La reacción de la derecha y de la extrema derecha no es sorprendente. Lo que sorprende es la tibieza y mansedumbre con la cual la Izquierda tradicional ha reaccionado. El PS, en pleno congreso destinado a dirimir sus querellas internas, ha optado por un perfil bajo, y si bien es cierto votó en el Parlamento con el PC y los Verdes contra la demanda de prórroga por tres meses del estado de emergencia, que fue aprobada, su discurso ambiguo ampara y tiende a justificar la acción contra "los vándalos que no respetan la República". Sólo en estos días habrá una manifestación unitaria organizada por el PC, los Verdes y los sindicatos de jueces, abogados y ONGs defensoras de los derechos del hombre.
¿Dónde se sitúa la violencia?
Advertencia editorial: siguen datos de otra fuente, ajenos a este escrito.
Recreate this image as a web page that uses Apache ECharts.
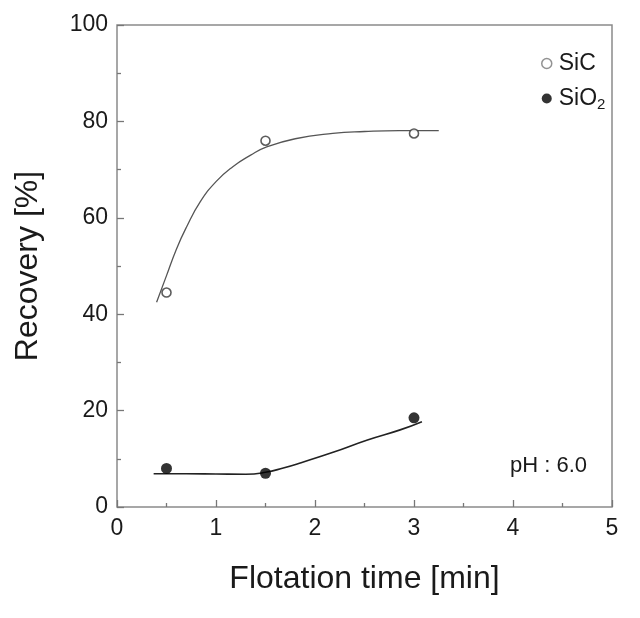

Porque, ¿cómo habría que llamar a un sistema criminal que por un lado acumula riquezas colosales y destruye, al mismo tiempo, miles de empleos generando las condiciones para el incremento de la violencia en las suburbios populares? Los bárbaros viven en ghettos, en habitaciones insalubres, no tienen empleo y sufren cotidianamente la hostilidad de la policía y de una sociedad que una vez que ha utilizado y estrujado hasta la médula a sus padres, se niega ahora a reconocer sus derechos. "Sóis todos hijas e hijos de la República", expresó en su intervención Jacques Chirac. Se ha necesitado la violencia de los bárbaros para obligar a algunos a escuchar sus quejas.
Los bárbaros que viven hacinados en la periferia de las ricas ciudades han sacudido sin embargo a la arrogante sociedad francesa. Los bárbaros no han llegado por ahora hasta el centro del Olimpo. Pero con los bárbaros ad portas habrá que contar, puesto que la represión no podrá poner término a un malestar e injusticia profundos que corroen a la sociedad francesa.